▸ **Direction**
Pick out all lines with the word "code" from the records that follow.

--- start Available records ---

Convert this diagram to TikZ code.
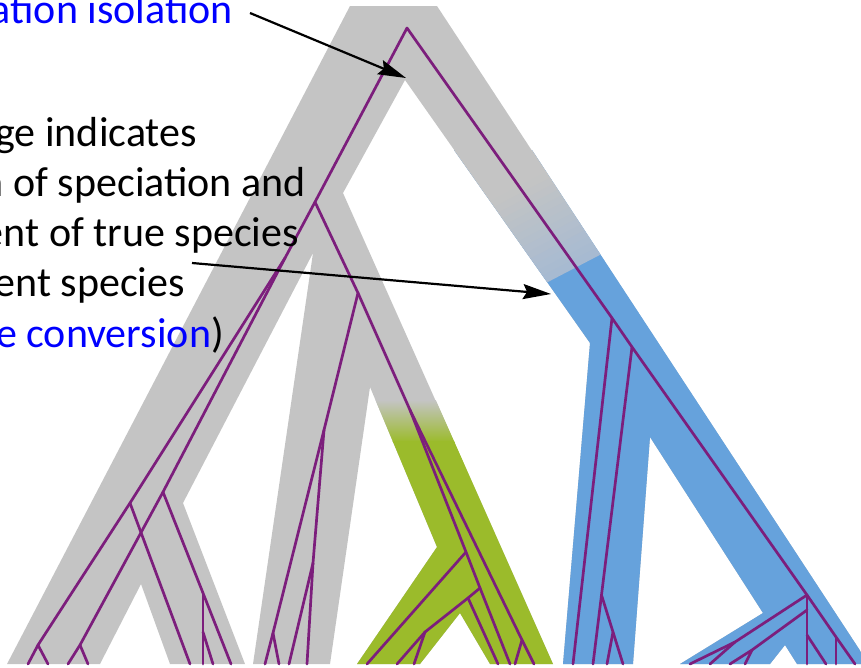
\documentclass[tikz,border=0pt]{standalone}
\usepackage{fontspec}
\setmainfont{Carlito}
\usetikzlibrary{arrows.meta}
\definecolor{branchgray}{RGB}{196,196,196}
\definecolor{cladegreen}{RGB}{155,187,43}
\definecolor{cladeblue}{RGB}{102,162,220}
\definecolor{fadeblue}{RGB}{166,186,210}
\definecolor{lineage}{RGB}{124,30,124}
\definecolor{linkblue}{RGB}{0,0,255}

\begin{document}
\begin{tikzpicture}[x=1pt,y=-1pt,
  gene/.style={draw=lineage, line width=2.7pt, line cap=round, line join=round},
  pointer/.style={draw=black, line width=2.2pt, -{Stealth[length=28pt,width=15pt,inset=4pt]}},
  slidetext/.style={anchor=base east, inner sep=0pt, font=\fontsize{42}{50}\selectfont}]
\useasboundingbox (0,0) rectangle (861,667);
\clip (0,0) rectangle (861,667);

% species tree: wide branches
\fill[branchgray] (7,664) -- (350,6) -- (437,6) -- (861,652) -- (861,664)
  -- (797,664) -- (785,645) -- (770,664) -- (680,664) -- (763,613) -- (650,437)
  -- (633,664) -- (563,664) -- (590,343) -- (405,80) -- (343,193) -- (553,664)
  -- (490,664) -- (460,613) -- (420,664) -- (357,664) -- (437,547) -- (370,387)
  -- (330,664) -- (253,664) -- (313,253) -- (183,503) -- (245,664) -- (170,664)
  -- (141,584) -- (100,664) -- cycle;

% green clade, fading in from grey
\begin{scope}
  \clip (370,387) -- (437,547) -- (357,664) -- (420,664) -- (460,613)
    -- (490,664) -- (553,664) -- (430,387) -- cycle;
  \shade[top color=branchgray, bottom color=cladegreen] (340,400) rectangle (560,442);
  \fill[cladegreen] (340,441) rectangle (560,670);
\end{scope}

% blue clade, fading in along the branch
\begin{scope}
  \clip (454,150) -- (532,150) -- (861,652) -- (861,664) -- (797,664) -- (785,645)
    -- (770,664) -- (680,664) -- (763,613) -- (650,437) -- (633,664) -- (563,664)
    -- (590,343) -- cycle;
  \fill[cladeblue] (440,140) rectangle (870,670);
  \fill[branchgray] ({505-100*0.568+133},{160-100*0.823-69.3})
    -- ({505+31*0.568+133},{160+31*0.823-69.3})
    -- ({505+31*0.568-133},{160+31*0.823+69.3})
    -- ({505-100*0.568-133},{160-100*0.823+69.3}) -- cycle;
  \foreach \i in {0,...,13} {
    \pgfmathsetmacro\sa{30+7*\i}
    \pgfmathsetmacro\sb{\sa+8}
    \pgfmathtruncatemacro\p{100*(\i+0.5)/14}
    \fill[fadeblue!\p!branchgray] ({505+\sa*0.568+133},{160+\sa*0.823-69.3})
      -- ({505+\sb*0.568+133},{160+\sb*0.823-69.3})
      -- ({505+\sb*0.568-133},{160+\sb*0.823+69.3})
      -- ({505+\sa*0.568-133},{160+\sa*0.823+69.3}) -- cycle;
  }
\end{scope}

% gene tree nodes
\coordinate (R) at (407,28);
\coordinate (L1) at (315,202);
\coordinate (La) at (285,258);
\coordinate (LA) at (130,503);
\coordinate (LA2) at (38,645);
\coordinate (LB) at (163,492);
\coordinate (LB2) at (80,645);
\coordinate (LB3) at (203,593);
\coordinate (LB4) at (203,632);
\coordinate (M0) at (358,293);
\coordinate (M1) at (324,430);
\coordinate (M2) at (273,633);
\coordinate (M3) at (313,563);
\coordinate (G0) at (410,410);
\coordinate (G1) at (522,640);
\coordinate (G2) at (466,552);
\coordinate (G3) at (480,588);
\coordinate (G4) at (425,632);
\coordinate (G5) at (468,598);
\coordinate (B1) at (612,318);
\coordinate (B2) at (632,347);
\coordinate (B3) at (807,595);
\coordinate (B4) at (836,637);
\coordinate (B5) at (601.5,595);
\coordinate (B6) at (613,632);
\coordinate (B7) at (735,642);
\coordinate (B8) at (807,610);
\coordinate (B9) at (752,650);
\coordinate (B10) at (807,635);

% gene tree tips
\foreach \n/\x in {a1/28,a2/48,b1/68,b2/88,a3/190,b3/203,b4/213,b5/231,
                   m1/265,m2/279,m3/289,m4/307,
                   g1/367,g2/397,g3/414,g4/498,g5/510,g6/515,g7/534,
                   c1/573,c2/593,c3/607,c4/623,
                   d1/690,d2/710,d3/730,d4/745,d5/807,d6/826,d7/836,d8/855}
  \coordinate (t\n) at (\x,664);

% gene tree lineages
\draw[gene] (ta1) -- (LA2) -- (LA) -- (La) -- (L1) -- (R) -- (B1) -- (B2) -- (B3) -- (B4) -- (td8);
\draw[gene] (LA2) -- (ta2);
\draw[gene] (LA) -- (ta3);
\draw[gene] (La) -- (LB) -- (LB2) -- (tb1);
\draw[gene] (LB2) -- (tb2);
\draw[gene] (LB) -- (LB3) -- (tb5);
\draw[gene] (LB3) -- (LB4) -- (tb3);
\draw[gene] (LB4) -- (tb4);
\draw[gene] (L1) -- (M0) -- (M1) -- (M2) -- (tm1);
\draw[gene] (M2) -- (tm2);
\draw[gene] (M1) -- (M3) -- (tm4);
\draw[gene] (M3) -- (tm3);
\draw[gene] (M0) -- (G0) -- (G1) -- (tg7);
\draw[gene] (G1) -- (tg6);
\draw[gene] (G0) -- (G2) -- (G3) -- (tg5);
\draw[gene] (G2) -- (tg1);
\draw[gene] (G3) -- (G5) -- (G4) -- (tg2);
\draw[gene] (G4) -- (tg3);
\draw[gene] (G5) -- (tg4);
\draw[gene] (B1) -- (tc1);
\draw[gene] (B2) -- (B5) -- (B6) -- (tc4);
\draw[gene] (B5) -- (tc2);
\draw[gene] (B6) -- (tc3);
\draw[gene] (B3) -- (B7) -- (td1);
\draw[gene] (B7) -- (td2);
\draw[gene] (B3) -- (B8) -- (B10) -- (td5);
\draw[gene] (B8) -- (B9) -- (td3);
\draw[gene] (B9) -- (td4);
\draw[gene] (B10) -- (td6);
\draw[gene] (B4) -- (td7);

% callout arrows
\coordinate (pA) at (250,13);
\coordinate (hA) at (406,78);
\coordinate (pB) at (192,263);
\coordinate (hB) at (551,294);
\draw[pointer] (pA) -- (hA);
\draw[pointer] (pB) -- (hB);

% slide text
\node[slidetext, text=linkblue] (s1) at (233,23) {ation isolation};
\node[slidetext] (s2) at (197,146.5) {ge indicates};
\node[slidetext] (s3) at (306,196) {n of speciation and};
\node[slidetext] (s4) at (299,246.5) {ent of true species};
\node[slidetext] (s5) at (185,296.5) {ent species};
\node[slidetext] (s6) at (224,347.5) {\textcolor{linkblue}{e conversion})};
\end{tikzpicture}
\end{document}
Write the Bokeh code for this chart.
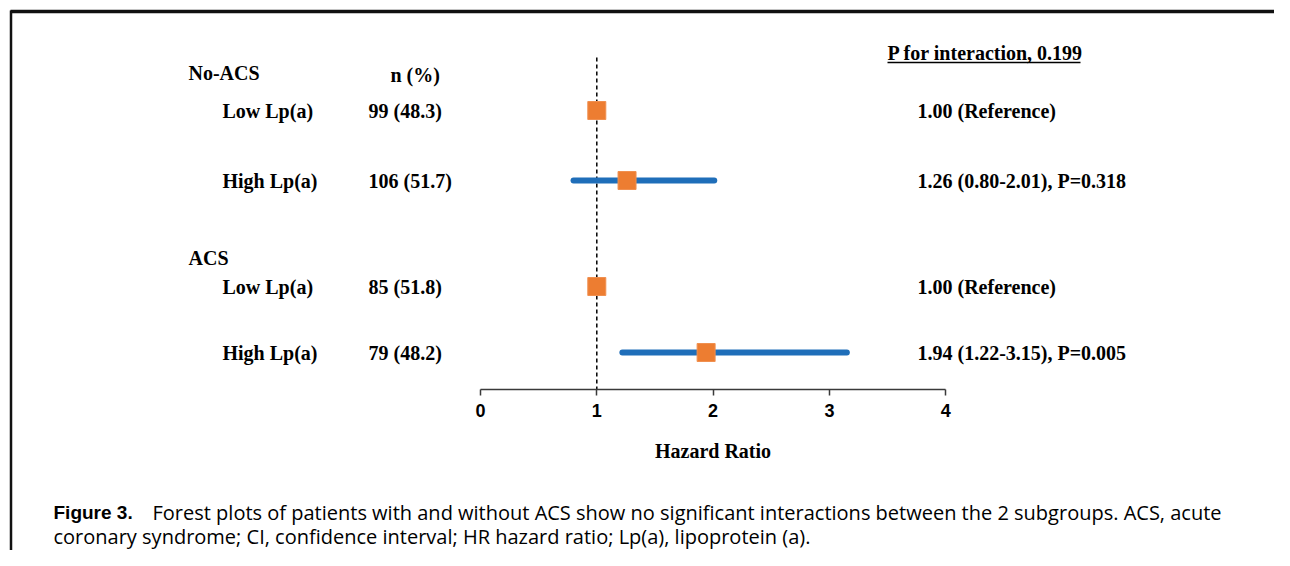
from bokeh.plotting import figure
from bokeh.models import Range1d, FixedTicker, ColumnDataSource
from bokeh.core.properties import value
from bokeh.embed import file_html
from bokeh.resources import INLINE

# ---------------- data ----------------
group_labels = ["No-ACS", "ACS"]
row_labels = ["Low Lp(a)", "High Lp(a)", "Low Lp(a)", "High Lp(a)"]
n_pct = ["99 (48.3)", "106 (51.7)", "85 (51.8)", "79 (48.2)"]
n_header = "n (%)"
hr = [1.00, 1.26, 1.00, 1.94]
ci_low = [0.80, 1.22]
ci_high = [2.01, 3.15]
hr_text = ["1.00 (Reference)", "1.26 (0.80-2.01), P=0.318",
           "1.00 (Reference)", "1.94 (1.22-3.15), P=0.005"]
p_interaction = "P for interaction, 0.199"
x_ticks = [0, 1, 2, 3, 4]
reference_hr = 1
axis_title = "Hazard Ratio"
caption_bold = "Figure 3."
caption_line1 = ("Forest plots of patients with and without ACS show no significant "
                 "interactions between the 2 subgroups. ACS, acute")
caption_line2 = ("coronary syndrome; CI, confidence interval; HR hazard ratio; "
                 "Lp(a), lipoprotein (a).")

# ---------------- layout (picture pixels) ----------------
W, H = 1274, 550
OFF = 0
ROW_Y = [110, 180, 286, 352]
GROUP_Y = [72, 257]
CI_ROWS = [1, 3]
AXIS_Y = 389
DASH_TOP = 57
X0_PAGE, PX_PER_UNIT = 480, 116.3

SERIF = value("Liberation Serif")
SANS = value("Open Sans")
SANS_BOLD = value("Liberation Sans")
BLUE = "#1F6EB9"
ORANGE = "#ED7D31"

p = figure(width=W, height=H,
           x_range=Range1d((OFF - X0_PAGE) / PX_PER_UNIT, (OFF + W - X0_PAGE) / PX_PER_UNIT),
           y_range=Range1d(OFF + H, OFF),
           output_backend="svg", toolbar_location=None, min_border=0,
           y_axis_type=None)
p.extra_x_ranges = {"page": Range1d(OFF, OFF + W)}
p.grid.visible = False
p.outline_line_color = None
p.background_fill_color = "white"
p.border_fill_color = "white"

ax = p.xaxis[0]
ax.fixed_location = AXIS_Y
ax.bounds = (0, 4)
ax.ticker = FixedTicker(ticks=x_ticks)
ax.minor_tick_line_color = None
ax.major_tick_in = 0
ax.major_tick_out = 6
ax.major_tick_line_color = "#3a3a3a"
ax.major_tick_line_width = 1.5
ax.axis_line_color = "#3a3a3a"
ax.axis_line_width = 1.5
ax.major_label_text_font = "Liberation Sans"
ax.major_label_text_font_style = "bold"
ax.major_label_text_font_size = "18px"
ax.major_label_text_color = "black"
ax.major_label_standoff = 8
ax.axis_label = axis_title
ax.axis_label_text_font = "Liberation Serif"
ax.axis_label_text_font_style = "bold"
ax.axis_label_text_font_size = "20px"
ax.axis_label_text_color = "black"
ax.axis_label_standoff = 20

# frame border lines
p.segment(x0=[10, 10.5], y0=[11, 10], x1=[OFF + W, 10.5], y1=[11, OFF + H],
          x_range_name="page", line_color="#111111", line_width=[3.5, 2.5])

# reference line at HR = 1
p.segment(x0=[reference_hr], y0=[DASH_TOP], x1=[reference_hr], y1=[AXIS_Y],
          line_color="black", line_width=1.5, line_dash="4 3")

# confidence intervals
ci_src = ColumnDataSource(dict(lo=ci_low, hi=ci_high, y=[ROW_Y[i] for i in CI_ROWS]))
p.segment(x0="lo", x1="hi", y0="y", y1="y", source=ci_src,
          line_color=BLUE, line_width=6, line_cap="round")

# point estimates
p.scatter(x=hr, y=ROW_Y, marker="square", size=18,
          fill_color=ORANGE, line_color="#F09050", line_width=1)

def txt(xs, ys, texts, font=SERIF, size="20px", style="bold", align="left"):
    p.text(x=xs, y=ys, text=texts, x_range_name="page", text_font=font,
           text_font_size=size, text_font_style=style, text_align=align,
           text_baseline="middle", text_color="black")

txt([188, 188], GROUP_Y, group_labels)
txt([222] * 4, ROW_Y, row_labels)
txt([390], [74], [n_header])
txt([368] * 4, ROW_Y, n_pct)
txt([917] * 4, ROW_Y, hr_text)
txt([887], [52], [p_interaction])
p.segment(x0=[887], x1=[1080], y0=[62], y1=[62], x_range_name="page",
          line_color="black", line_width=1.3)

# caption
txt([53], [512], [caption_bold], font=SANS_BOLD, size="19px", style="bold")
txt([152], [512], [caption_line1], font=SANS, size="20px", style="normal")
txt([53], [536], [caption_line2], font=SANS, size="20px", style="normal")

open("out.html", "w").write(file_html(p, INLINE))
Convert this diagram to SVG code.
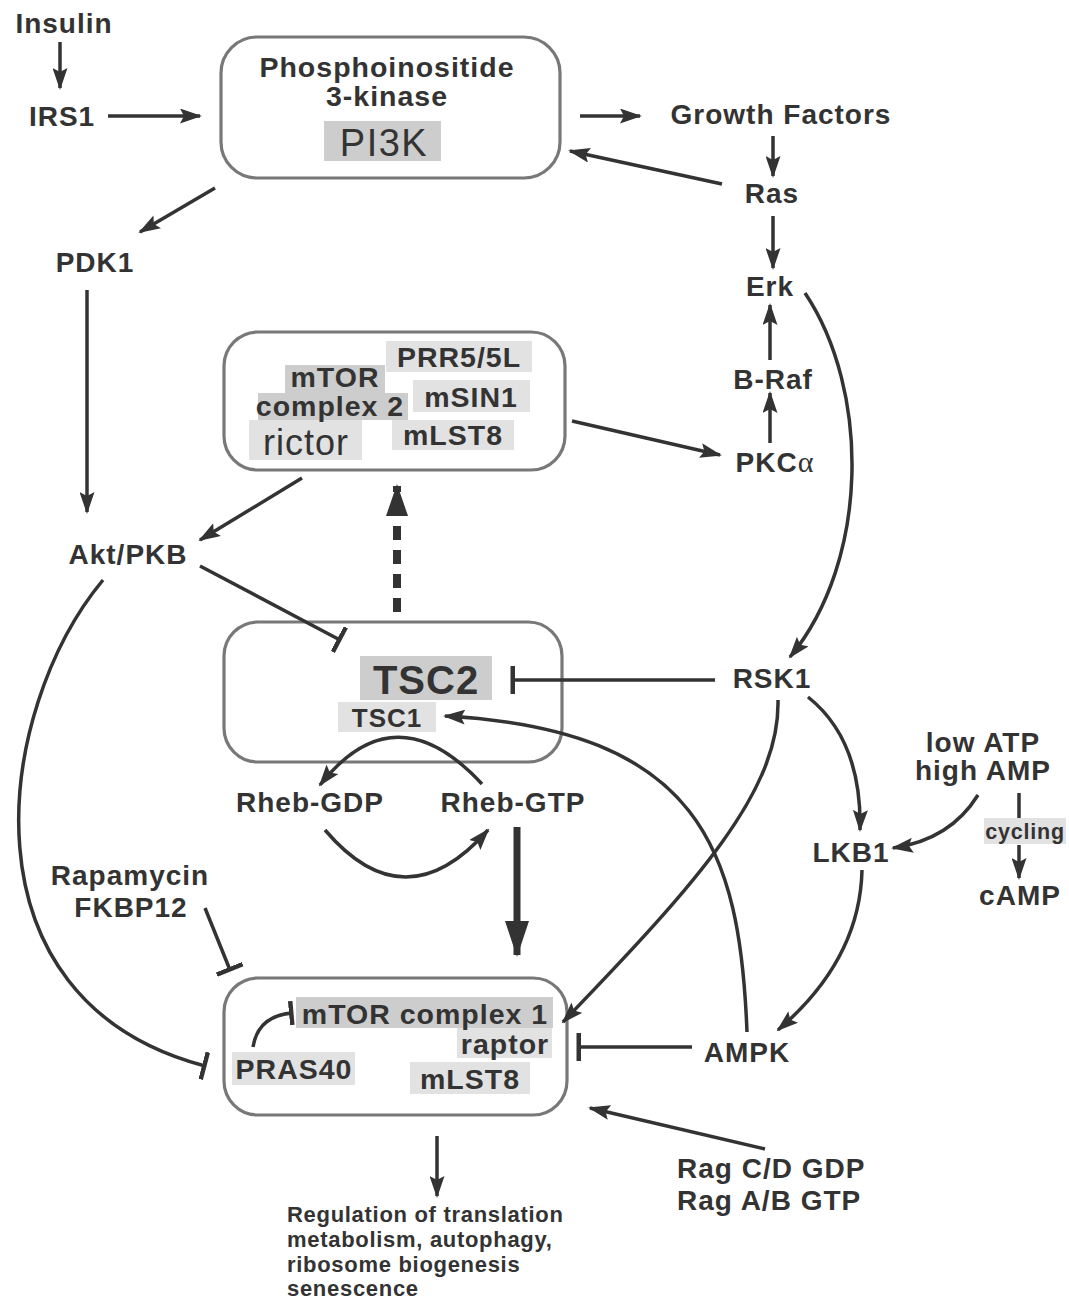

--- end Available records ---

▸ **Written reply**
Convert this diagram to TikZ code.
Write the Bokeh code for this chart.
Convert this diagram to SVG code.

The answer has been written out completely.